[PROBLEM REQUIREMENTS] Reproduce every line of the material below, but drop the pictures.

>> BEGIN

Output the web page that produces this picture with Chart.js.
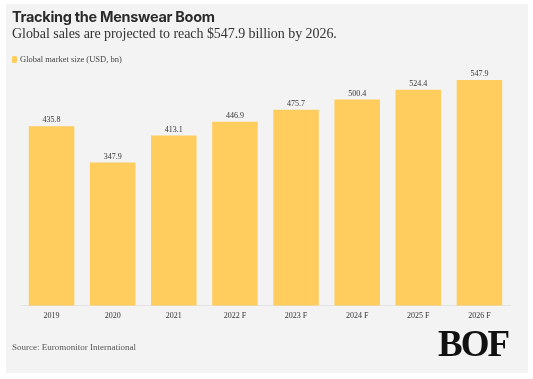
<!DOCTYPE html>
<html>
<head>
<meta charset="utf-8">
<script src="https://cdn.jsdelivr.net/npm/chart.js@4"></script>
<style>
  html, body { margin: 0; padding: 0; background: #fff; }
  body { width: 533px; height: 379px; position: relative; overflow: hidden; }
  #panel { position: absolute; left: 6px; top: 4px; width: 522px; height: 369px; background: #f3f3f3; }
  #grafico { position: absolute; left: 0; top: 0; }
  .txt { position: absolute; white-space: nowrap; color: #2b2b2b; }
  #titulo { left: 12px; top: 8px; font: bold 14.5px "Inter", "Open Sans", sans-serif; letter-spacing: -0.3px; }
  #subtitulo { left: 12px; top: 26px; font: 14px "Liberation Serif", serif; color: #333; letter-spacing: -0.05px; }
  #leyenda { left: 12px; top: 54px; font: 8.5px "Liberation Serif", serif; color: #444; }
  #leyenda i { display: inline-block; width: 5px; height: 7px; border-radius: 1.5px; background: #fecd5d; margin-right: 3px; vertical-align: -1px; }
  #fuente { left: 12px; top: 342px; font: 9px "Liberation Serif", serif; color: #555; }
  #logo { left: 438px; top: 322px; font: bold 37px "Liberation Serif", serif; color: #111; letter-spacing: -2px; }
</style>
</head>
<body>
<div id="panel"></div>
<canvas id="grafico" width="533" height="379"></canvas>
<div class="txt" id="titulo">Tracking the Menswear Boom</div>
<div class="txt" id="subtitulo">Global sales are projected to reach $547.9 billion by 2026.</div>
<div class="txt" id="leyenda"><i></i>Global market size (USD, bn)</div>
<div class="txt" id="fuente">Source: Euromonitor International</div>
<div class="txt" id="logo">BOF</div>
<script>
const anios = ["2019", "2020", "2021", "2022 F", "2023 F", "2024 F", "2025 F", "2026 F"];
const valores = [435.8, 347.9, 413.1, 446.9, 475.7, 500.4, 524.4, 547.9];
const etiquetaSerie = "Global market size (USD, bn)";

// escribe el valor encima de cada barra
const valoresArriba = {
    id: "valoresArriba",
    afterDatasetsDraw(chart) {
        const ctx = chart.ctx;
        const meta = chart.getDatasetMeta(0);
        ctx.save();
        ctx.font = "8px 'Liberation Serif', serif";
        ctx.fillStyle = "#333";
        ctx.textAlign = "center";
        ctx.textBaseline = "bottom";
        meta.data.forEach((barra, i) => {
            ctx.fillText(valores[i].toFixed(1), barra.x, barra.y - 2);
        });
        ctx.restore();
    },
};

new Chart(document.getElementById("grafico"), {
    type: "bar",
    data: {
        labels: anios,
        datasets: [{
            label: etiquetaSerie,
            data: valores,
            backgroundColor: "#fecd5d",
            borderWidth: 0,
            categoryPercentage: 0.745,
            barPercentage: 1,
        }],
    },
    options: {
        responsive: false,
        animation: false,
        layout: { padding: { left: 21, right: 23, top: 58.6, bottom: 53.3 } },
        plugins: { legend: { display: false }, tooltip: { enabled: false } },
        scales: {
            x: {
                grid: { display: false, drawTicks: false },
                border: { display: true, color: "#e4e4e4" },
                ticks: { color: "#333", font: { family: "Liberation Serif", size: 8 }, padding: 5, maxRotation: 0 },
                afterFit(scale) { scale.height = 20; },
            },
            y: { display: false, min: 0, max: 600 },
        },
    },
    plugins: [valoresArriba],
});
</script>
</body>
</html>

>> END

[SOLUTION TO THIS EXERCISE]
Output the web page that produces this picture with Chart.js.
<!DOCTYPE html>
<html>
<head>
<meta charset="utf-8">
<script src="https://cdn.jsdelivr.net/npm/chart.js@4"></script>
<style>
  html, body { margin: 0; padding: 0; background: #fff; }
  body { width: 533px; height: 379px; position: relative; overflow: hidden; }
  #panel { position: absolute; left: 6px; top: 4px; width: 522px; height: 369px; background: #f3f3f3; }
  #grafico { position: absolute; left: 0; top: 0; }
  .txt { position: absolute; white-space: nowrap; color: #2b2b2b; }
  #titulo { left: 12px; top: 8px; font: bold 14.5px "Inter", "Open Sans", sans-serif; letter-spacing: -0.3px; }
  #subtitulo { left: 12px; top: 26px; font: 14px "Liberation Serif", serif; color: #333; letter-spacing: -0.05px; }
  #leyenda { left: 12px; top: 54px; font: 8.5px "Liberation Serif", serif; color: #444; }
  #leyenda i { display: inline-block; width: 5px; height: 7px; border-radius: 1.5px; background: #fecd5d; margin-right: 3px; vertical-align: -1px; }
  #fuente { left: 12px; top: 342px; font: 9px "Liberation Serif", serif; color: #555; }
  #logo { left: 438px; top: 322px; font: bold 37px "Liberation Serif", serif; color: #111; letter-spacing: -2px; }
</style>
</head>
<body>
<div id="panel"></div>
<canvas id="grafico" width="533" height="379"></canvas>
<div class="txt" id="titulo">Tracking the Menswear Boom</div>
<div class="txt" id="subtitulo">Global sales are projected to reach $547.9 billion by 2026.</div>
<div class="txt" id="leyenda"><i></i>Global market size (USD, bn)</div>
<div class="txt" id="fuente">Source: Euromonitor International</div>
<div class="txt" id="logo">BOF</div>
<script>
const anios = ["2019", "2020", "2021", "2022 F", "2023 F", "2024 F", "2025 F", "2026 F"];
const valores = [435.8, 347.9, 413.1, 446.9, 475.7, 500.4, 524.4, 547.9];
const etiquetaSerie = "Global market size (USD, bn)";

// escribe el valor encima de cada barra
const valoresArriba = {
    id: "valoresArriba",
    afterDatasetsDraw(chart) {
        const ctx = chart.ctx;
        const meta = chart.getDatasetMeta(0);
        ctx.save();
        ctx.font = "8px 'Liberation Serif', serif";
        ctx.fillStyle = "#333";
        ctx.textAlign = "center";
        ctx.textBaseline = "bottom";
        meta.data.forEach((barra, i) => {
            ctx.fillText(valores[i].toFixed(1), barra.x, barra.y - 2);
        });
        ctx.restore();
    },
};

new Chart(document.getElementById("grafico"), {
    type: "bar",
    data: {
        labels: anios,
        datasets: [{
            label: etiquetaSerie,
            data: valores,
            backgroundColor: "#fecd5d",
            borderWidth: 0,
            categoryPercentage: 0.745,
            barPercentage: 1,
        }],
    },
    options: {
        responsive: false,
        animation: false,
        layout: { padding: { left: 21, right: 23, top: 58.6, bottom: 53.3 } },
        plugins: { legend: { display: false }, tooltip: { enabled: false } },
        scales: {
            x: {
                grid: { display: false, drawTicks: false },
                border: { display: true, color: "#e4e4e4" },
                ticks: { color: "#333", font: { family: "Liberation Serif", size: 8 }, padding: 5, maxRotation: 0 },
                afterFit(scale) { scale.height = 20; },
            },
            y: { display: false, min: 0, max: 600 },
        },
    },
    plugins: [valoresArriba],
});
</script>
</body>
</html>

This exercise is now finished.